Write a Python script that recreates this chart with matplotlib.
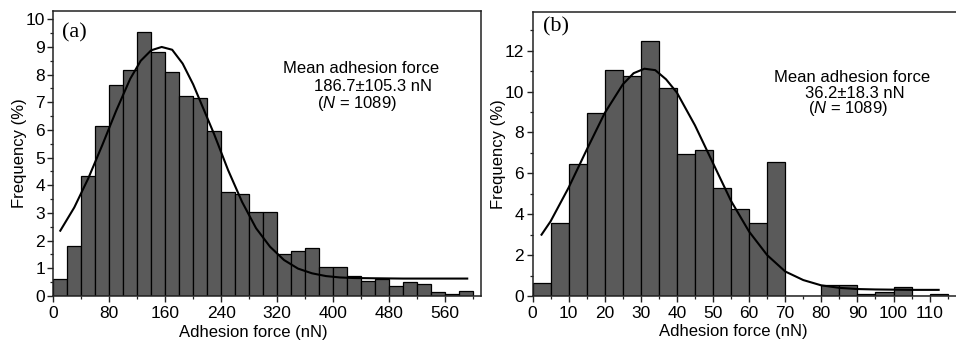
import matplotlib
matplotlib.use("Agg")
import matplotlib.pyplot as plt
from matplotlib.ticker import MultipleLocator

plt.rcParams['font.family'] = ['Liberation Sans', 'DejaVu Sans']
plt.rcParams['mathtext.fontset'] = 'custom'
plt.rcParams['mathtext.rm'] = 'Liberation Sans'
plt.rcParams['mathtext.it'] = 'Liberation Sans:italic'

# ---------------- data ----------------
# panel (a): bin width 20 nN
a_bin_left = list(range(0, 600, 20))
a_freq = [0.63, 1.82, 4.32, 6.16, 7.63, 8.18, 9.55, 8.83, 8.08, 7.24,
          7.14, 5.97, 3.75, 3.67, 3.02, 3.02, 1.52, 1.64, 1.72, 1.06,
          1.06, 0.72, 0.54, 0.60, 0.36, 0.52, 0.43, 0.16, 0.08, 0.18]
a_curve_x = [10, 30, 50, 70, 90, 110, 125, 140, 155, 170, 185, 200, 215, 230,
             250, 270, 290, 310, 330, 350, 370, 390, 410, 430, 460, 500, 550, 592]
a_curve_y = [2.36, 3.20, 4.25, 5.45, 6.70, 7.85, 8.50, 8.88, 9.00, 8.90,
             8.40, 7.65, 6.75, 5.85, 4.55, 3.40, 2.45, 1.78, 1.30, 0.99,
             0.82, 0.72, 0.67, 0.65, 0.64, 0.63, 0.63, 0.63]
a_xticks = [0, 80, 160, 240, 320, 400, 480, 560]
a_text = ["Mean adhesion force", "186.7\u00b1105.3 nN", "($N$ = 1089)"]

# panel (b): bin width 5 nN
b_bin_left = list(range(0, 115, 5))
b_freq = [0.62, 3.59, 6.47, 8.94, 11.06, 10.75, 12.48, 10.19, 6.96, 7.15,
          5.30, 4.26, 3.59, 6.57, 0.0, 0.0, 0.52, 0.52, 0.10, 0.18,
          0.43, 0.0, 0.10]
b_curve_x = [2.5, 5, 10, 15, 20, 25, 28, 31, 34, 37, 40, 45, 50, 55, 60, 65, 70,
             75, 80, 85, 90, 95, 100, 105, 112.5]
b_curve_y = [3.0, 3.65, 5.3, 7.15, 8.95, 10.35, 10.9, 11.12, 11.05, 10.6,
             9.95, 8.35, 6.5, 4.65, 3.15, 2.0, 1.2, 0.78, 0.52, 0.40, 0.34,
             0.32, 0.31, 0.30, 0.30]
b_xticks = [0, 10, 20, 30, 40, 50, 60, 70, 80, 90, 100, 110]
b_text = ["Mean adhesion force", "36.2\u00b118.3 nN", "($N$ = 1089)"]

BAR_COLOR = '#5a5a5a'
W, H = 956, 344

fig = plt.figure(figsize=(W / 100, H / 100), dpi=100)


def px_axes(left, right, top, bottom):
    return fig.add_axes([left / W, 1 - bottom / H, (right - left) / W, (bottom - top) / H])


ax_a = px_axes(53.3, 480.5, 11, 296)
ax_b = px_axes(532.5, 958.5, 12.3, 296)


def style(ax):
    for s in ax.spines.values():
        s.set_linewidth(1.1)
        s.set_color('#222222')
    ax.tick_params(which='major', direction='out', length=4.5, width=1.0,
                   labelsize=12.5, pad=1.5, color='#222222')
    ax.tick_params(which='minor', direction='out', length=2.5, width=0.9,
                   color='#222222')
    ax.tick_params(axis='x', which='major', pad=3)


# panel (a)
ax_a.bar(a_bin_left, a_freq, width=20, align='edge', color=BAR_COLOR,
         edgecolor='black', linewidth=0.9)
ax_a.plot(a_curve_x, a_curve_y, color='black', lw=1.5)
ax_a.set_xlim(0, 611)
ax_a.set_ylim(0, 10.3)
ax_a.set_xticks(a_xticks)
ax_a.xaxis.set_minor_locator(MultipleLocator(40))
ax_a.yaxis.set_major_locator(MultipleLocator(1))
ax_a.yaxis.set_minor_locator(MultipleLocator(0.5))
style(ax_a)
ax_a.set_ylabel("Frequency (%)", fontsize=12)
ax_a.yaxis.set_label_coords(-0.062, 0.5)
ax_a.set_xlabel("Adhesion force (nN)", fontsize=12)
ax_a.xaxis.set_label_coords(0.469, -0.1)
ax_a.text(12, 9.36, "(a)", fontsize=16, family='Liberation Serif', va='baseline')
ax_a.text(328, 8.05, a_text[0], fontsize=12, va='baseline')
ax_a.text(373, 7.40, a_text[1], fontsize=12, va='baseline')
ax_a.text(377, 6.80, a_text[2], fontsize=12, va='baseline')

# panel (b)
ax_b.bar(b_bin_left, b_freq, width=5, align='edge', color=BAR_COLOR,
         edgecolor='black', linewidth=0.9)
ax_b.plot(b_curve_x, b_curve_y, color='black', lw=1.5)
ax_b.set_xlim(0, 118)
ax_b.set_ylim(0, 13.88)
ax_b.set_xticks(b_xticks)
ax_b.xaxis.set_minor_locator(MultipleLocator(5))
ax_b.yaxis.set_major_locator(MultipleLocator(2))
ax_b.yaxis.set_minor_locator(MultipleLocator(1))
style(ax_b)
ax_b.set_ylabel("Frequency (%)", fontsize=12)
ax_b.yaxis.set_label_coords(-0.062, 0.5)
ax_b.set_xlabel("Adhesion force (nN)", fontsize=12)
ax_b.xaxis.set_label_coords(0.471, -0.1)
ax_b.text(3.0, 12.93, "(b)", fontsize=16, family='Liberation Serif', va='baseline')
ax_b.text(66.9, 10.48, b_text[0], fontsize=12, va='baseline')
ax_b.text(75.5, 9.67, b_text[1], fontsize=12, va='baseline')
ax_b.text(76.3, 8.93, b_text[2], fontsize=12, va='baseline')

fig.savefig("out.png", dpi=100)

* * *

_WHAT TO PRODUCE_. Transcribe the whole listing exactly. Pictures are excluded.

_EXERCISE OUTPUT_.
Write a Python script that recreates this chart with matplotlib.
import matplotlib
matplotlib.use("Agg")
import matplotlib.pyplot as plt
from matplotlib.ticker import MultipleLocator

plt.rcParams['font.family'] = ['Liberation Sans', 'DejaVu Sans']
plt.rcParams['mathtext.fontset'] = 'custom'
plt.rcParams['mathtext.rm'] = 'Liberation Sans'
plt.rcParams['mathtext.it'] = 'Liberation Sans:italic'

# ---------------- data ----------------
# panel (a): bin width 20 nN
a_bin_left = list(range(0, 600, 20))
a_freq = [0.63, 1.82, 4.32, 6.16, 7.63, 8.18, 9.55, 8.83, 8.08, 7.24,
          7.14, 5.97, 3.75, 3.67, 3.02, 3.02, 1.52, 1.64, 1.72, 1.06,
          1.06, 0.72, 0.54, 0.60, 0.36, 0.52, 0.43, 0.16, 0.08, 0.18]
a_curve_x = [10, 30, 50, 70, 90, 110, 125, 140, 155, 170, 185, 200, 215, 230,
             250, 270, 290, 310, 330, 350, 370, 390, 410, 430, 460, 500, 550, 592]
a_curve_y = [2.36, 3.20, 4.25, 5.45, 6.70, 7.85, 8.50, 8.88, 9.00, 8.90,
             8.40, 7.65, 6.75, 5.85, 4.55, 3.40, 2.45, 1.78, 1.30, 0.99,
             0.82, 0.72, 0.67, 0.65, 0.64, 0.63, 0.63, 0.63]
a_xticks = [0, 80, 160, 240, 320, 400, 480, 560]
a_text = ["Mean adhesion force", "186.7\u00b1105.3 nN", "($N$ = 1089)"]

# panel (b): bin width 5 nN
b_bin_left = list(range(0, 115, 5))
b_freq = [0.62, 3.59, 6.47, 8.94, 11.06, 10.75, 12.48, 10.19, 6.96, 7.15,
          5.30, 4.26, 3.59, 6.57, 0.0, 0.0, 0.52, 0.52, 0.10, 0.18,
          0.43, 0.0, 0.10]
b_curve_x = [2.5, 5, 10, 15, 20, 25, 28, 31, 34, 37, 40, 45, 50, 55, 60, 65, 70,
             75, 80, 85, 90, 95, 100, 105, 112.5]
b_curve_y = [3.0, 3.65, 5.3, 7.15, 8.95, 10.35, 10.9, 11.12, 11.05, 10.6,
             9.95, 8.35, 6.5, 4.65, 3.15, 2.0, 1.2, 0.78, 0.52, 0.40, 0.34,
             0.32, 0.31, 0.30, 0.30]
b_xticks = [0, 10, 20, 30, 40, 50, 60, 70, 80, 90, 100, 110]
b_text = ["Mean adhesion force", "36.2\u00b118.3 nN", "($N$ = 1089)"]

BAR_COLOR = '#5a5a5a'
W, H = 956, 344

fig = plt.figure(figsize=(W / 100, H / 100), dpi=100)


def px_axes(left, right, top, bottom):
    return fig.add_axes([left / W, 1 - bottom / H, (right - left) / W, (bottom - top) / H])


ax_a = px_axes(53.3, 480.5, 11, 296)
ax_b = px_axes(532.5, 958.5, 12.3, 296)


def style(ax):
    for s in ax.spines.values():
        s.set_linewidth(1.1)
        s.set_color('#222222')
    ax.tick_params(which='major', direction='out', length=4.5, width=1.0,
                   labelsize=12.5, pad=1.5, color='#222222')
    ax.tick_params(which='minor', direction='out', length=2.5, width=0.9,
                   color='#222222')
    ax.tick_params(axis='x', which='major', pad=3)


# panel (a)
ax_a.bar(a_bin_left, a_freq, width=20, align='edge', color=BAR_COLOR,
         edgecolor='black', linewidth=0.9)
ax_a.plot(a_curve_x, a_curve_y, color='black', lw=1.5)
ax_a.set_xlim(0, 611)
ax_a.set_ylim(0, 10.3)
ax_a.set_xticks(a_xticks)
ax_a.xaxis.set_minor_locator(MultipleLocator(40))
ax_a.yaxis.set_major_locator(MultipleLocator(1))
ax_a.yaxis.set_minor_locator(MultipleLocator(0.5))
style(ax_a)
ax_a.set_ylabel("Frequency (%)", fontsize=12)
ax_a.yaxis.set_label_coords(-0.062, 0.5)
ax_a.set_xlabel("Adhesion force (nN)", fontsize=12)
ax_a.xaxis.set_label_coords(0.469, -0.1)
ax_a.text(12, 9.36, "(a)", fontsize=16, family='Liberation Serif', va='baseline')
ax_a.text(328, 8.05, a_text[0], fontsize=12, va='baseline')
ax_a.text(373, 7.40, a_text[1], fontsize=12, va='baseline')
ax_a.text(377, 6.80, a_text[2], fontsize=12, va='baseline')

# panel (b)
ax_b.bar(b_bin_left, b_freq, width=5, align='edge', color=BAR_COLOR,
         edgecolor='black', linewidth=0.9)
ax_b.plot(b_curve_x, b_curve_y, color='black', lw=1.5)
ax_b.set_xlim(0, 118)
ax_b.set_ylim(0, 13.88)
ax_b.set_xticks(b_xticks)
ax_b.xaxis.set_minor_locator(MultipleLocator(5))
ax_b.yaxis.set_major_locator(MultipleLocator(2))
ax_b.yaxis.set_minor_locator(MultipleLocator(1))
style(ax_b)
ax_b.set_ylabel("Frequency (%)", fontsize=12)
ax_b.yaxis.set_label_coords(-0.062, 0.5)
ax_b.set_xlabel("Adhesion force (nN)", fontsize=12)
ax_b.xaxis.set_label_coords(0.471, -0.1)
ax_b.text(3.0, 12.93, "(b)", fontsize=16, family='Liberation Serif', va='baseline')
ax_b.text(66.9, 10.48, b_text[0], fontsize=12, va='baseline')
ax_b.text(75.5, 9.67, b_text[1], fontsize=12, va='baseline')
ax_b.text(76.3, 8.93, b_text[2], fontsize=12, va='baseline')

fig.savefig("out.png", dpi=100)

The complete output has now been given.